Only the lines from the start of the data through the line with "1.2, 1.4, 1.6];" belong in the copy. Restate them word for word, minus the pictures.

=== Available data ===
......
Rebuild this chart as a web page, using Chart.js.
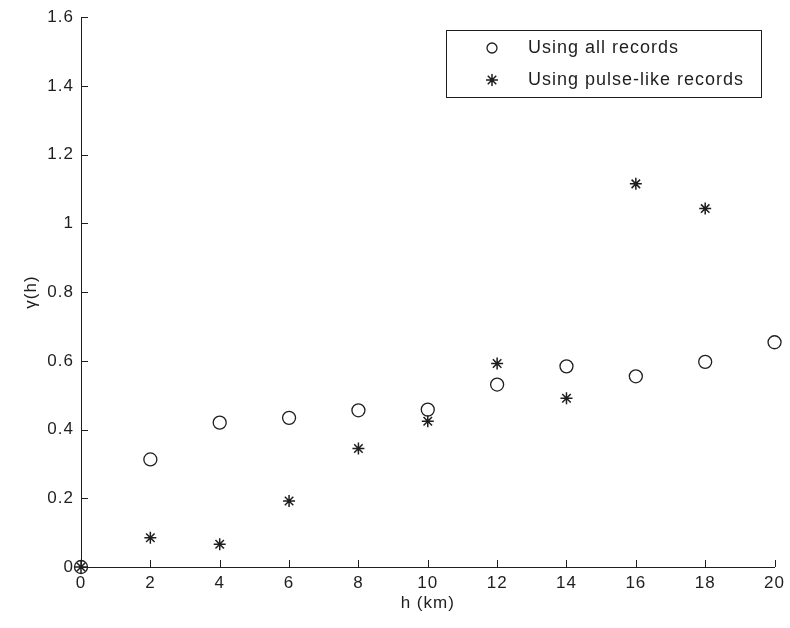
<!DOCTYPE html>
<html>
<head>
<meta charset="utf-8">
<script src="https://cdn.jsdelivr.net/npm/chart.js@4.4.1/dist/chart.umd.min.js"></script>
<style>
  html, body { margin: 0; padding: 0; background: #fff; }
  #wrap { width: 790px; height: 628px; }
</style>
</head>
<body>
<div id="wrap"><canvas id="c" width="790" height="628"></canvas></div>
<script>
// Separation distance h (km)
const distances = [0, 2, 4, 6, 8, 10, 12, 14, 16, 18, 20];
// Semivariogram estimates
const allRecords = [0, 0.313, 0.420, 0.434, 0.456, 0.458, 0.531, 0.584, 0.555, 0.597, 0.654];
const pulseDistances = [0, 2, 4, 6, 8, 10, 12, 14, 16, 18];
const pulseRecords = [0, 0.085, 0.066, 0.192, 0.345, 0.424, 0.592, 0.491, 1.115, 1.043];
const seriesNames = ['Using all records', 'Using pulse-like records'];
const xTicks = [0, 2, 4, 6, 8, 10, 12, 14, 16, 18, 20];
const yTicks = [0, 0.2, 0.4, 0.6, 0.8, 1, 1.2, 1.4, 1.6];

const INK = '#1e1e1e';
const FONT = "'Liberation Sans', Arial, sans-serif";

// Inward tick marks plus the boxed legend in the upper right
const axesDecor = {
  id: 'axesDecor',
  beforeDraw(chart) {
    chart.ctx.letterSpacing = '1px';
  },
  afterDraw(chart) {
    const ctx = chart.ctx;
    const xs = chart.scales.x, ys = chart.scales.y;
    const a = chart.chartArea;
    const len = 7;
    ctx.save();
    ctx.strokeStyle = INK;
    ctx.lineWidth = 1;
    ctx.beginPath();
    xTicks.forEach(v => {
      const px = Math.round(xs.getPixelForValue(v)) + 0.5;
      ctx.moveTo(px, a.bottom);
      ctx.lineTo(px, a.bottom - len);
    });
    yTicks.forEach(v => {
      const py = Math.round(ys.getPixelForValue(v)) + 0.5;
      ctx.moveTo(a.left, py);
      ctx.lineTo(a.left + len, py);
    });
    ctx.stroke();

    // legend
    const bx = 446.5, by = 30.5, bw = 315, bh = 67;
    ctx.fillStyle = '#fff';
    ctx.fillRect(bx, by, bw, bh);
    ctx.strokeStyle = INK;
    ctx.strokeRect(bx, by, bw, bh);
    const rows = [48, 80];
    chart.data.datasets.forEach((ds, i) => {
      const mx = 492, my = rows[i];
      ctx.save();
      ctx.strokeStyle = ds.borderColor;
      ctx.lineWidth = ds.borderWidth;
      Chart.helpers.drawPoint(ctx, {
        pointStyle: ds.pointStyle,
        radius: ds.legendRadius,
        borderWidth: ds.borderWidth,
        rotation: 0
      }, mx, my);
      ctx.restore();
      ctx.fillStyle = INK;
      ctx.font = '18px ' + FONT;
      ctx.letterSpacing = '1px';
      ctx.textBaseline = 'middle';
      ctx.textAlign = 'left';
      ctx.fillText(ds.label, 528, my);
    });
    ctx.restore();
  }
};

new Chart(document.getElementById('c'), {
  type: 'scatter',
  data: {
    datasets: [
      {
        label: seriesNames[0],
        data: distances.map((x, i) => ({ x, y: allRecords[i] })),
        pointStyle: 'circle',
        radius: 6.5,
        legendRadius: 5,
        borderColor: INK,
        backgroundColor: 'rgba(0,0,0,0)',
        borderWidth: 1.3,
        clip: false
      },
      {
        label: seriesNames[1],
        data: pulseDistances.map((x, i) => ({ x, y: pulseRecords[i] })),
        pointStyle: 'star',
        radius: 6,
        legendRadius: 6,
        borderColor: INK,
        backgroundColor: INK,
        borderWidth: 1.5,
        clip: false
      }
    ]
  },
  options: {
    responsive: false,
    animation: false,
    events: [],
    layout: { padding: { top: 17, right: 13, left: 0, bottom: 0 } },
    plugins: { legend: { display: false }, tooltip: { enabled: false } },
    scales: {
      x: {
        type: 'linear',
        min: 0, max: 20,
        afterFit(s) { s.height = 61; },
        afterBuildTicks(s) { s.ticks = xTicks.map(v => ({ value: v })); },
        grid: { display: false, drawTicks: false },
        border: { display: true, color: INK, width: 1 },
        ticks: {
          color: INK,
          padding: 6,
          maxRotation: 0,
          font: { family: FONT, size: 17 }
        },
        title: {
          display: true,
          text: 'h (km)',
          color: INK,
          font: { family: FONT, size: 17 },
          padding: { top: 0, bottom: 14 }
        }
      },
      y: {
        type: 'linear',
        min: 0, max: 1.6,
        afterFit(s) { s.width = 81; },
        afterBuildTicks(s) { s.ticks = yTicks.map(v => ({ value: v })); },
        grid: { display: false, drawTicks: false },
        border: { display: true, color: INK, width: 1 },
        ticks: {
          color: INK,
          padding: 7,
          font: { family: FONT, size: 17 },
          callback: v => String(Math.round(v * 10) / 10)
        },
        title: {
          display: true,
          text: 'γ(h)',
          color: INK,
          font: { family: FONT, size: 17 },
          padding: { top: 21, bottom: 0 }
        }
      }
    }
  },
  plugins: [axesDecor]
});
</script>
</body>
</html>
......
=== Response ===
Rebuild this chart as a web page, using Chart.js.
<!DOCTYPE html>
<html>
<head>
<meta charset="utf-8">
<script src="https://cdn.jsdelivr.net/npm/chart.js@4.4.1/dist/chart.umd.min.js"></script>
<style>
  html, body { margin: 0; padding: 0; background: #fff; }
  #wrap { width: 790px; height: 628px; }
</style>
</head>
<body>
<div id="wrap"><canvas id="c" width="790" height="628"></canvas></div>
<script>
// Separation distance h (km)
const distances = [0, 2, 4, 6, 8, 10, 12, 14, 16, 18, 20];
// Semivariogram estimates
const allRecords = [0, 0.313, 0.420, 0.434, 0.456, 0.458, 0.531, 0.584, 0.555, 0.597, 0.654];
const pulseDistances = [0, 2, 4, 6, 8, 10, 12, 14, 16, 18];
const pulseRecords = [0, 0.085, 0.066, 0.192, 0.345, 0.424, 0.592, 0.491, 1.115, 1.043];
const seriesNames = ['Using all records', 'Using pulse-like records'];
const xTicks = [0, 2, 4, 6, 8, 10, 12, 14, 16, 18, 20];
const yTicks = [0, 0.2, 0.4, 0.6, 0.8, 1, 1.2, 1.4, 1.6];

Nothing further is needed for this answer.